Maybe I've become extra sensitive to the concept of drunk because of my mom. Maybe I'm just too prone to taking everything literally. Maybe both. But to my reading, Spacey did not try to excuse his actions with drink. He did use his intoxication as a factor in his inability to remember the event (or so he says, though it's plenty plausible he doesn't remember), and yeah, I think it's probably there in an attempt to elicit sympathy (Rapp's account also describes Spacey as soused, so the being drunk part isn't made up). But he didn't try offer his drunkenness as some kind of the-devil-made-me-do-it denial of culpability. And complicating the issue by creating a different offense than the one that actually happened isn't helpful.
Spacey has evidently had a habit of cruising for young guys, and if those rumors are true his apology rings a little hollow. Plenty there to be upset about without getting into a "being drunk is no excuse!" fight when he didn't offer an excuse — at least, not in the literal sense.
All that said, Spacey is just the latest prominent person to be revealed as a predator who (allegedly) likes to abuse his sense of power. While unsettling, all this is good in a way — our culture is finally getting to the point where victims of such men (it's always men, isn't it?) can feel more secure about coming forward and the predators can feel less confident that they'll be protected. It's a step forward.
I don't feel coherent enough today to put together a cogent post on any particular subject, so here are a few fragments of thoughts on several topics...

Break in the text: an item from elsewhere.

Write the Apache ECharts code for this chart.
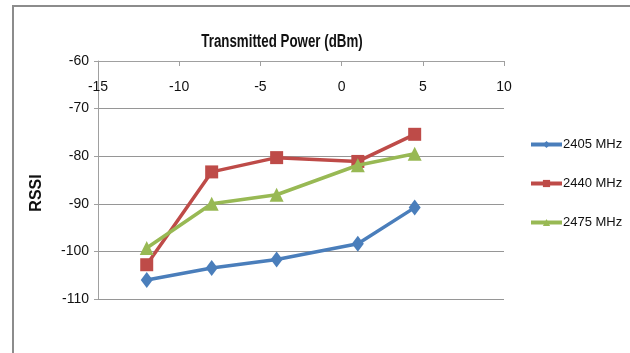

- I didn't get around to doing my usual baseball postseason predictions, but if I had I would have predicted thusly:
- LDS: Houston over Boston, Cleveland over New York; Los Angeles over Arizona, Washington over Chicago.
- LCS: Houston over Cleveland, Los Angeles over Washington.
- World Series: Houston over Los Angeles.
- My housing search has been going in earnest for a few months now, and I'm getting rather discouraged. When I was looking "unofficially" over the past year or so, before I had the money in hand to actually buy anything, there seems to be enough listings popping up every now and then to make me feel like this would be a relatively quick to-do once I had the cash in hand, but it's not turned out that way. Just in that time the market seems to have inflated to a disturbing degree, and I've started expanding my search radius outside of the city. I don't want to leave the city proper, but thanks to fucking Amazon and other big biz luring people here with higher-end paychecks and a lack of development in housing starts, I might not have a choice. Even if I continue to rent, things are bad — I got socked with the second rent hike of 20+% in the last few years recently, making staying where I am untenable in the long term. Goddamn Amazon.com... I'm having a look at a townhome near the edge of the city limits tomorrow at an open house. We'll see how that goes.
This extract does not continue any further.